Over the weekend, the U.S. moved to cut off Russian banks’ access from the SWIFT international payment system, making it difficult for Russian banks to transact overseas. However, the move also puts other banks and companies around the globe at risk.

Oil, commodity prices surged

Crude prices surged Monday amid fears that already-tight global oil supplies could be made worse by new financial sanctions on Russia over its invasion of Ukraine.

Futures contracts for international oil benchmark Brent rose 5% to $99 a barrel, with futures for U.S. benchmark West Texas Intermediate crude up 5% to near $96.50. Oil prices remained below their highs seen at the peak of the market frenzy late last week, when U.S. crude briefly topped $100 a barrel for the first time since 2014 before slipping back.

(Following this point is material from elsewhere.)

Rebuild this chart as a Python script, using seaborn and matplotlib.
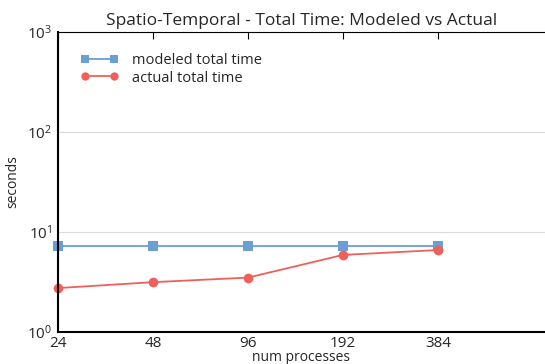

Investors sought safety in bonds, gold

Investors largely moved into safe assets on Monday to ride out the volatility in the stock market. The price of the 10-year Treasury bond rose, sending its yield down to 1.83% from a closing level of 1.97% on Friday. The price of gold rose 1.3%.

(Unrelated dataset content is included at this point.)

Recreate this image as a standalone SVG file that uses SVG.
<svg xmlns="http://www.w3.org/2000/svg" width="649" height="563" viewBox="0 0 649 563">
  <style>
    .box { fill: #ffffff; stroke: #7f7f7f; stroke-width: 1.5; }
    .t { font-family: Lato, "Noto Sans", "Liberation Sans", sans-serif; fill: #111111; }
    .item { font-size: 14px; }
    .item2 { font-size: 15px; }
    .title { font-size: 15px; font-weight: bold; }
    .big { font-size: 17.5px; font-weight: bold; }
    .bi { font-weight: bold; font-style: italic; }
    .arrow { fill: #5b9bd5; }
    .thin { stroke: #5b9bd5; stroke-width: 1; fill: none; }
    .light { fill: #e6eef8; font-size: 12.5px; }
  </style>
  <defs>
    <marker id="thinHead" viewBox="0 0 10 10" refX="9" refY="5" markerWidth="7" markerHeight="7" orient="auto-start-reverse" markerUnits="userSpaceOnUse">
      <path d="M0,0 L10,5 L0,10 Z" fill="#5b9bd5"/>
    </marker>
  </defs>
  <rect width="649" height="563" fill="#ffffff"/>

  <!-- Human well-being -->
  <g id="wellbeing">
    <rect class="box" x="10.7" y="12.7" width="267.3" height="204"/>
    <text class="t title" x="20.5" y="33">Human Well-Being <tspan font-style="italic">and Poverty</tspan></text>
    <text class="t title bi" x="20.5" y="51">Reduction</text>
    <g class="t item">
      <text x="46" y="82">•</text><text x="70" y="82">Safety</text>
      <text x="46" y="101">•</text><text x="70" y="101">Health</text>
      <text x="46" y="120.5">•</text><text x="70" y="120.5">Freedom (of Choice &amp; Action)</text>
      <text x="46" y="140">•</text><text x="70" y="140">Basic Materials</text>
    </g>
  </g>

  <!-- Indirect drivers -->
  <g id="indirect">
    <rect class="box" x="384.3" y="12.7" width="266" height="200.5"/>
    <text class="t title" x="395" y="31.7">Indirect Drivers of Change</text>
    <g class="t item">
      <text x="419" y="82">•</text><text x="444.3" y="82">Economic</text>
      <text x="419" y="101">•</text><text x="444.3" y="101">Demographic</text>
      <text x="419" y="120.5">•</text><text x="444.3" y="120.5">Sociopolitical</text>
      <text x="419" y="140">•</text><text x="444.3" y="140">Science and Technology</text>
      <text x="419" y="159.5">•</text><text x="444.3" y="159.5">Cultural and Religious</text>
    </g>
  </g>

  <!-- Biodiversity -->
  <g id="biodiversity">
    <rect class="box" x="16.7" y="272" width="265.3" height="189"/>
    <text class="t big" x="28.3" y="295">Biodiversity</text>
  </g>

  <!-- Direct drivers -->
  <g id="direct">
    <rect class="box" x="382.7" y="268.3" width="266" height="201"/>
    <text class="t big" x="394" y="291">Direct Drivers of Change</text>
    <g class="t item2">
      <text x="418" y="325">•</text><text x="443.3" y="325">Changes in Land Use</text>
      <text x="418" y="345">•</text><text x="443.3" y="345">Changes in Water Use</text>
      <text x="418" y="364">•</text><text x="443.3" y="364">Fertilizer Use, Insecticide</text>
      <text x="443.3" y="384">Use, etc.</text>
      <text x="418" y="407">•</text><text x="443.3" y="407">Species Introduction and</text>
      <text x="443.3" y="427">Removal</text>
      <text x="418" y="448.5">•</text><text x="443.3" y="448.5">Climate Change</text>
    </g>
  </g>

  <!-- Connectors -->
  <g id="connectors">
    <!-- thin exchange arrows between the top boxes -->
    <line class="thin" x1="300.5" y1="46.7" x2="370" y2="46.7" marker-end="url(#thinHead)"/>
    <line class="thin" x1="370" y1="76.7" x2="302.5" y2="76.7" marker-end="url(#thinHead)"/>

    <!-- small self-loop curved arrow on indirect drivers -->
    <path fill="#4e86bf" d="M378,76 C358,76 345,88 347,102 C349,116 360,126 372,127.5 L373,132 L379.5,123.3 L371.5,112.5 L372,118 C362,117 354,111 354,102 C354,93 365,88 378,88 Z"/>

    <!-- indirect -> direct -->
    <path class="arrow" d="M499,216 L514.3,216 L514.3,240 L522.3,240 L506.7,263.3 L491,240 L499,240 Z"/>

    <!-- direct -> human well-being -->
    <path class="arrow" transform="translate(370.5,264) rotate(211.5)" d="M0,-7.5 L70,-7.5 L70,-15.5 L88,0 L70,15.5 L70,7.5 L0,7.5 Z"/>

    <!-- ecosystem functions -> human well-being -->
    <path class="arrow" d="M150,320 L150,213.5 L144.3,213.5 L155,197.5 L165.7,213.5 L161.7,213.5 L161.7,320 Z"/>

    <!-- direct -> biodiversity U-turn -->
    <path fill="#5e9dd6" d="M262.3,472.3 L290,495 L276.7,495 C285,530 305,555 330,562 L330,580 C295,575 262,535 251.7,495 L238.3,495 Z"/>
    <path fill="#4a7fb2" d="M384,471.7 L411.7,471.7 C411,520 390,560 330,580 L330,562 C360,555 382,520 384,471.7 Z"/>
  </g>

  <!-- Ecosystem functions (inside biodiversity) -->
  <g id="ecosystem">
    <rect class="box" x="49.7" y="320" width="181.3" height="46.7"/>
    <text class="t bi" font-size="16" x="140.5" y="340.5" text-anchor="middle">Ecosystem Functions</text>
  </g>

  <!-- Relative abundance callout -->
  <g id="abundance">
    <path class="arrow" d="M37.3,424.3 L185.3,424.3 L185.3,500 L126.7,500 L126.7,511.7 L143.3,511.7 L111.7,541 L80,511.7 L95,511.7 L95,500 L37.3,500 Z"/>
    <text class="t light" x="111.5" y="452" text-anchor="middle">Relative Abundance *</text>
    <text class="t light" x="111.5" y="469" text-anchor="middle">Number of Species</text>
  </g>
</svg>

Will the US Fed cut back on its rate hikes?

Interestingly, some observers think that the volatility in markets might prompt the US Federal Reserve to ease back on its interest rate hikes. The probability than the Fed lift rates by 50 basis points — as opposed to 25 basis points — is now just under 7% as per the federal funds futures market, compared to the 24% chance on Friday.

Singapore’s market cap for Feb up 0.3% to S$860.2b

The month started with a bang, with the STI jumping 66 points or 2% after the Chinese New Year holidays in response to several consecutive all-time highs on Wall Street that were driven mainly by beter-than-expected corporate earnings. In the first week, the index gained 82 points or 2.5%.

The second week was even better, with the index rising 97 points or almost 3%. Most of the time, it was gains in the three banks which pushed the index higher.

However, the momentum stalled by the third week when the possibility of war in Ukraine emerged. By the fourth week when the attack actually took place, the momentum had reversed significantly.

Despite this loss, the total market capitalisation of the 664 companies listed here rose 0.3% from S$858b at the end of January to S$860.2b. The market cap of the 30 STI components was up 0.4% at S$536.1b.

DBS ordered to set aside S$930m in regulatory capital

As penalty for the widespread disruption of its digital banking services in November last year, DBS was ordered early in the month to set aside about S$930 million in additional regulatory capital to guard against operational risks.

SPH terminated Keppel’s agreement, to hold Cuscaden scheme meeting on 22 Mar

Singapore Press Holdings (SPH) during the month said it has decided to terminate Keppel Corp’s implementation agreement relating to the latter’s takeover offer, while pressing ahead with preparations for shareholders to vote on Cuscaden Peak’s rival offer.

This in turn prompted Keppel to file a notice of arbitration with the Singapore International Arbitration Centre (SIAC) to start arbitration proceedings against SPH.

SPH announced on Monday that it will hold a scheme meeting on 22 March to vote on Cuscaden’s takeover offer.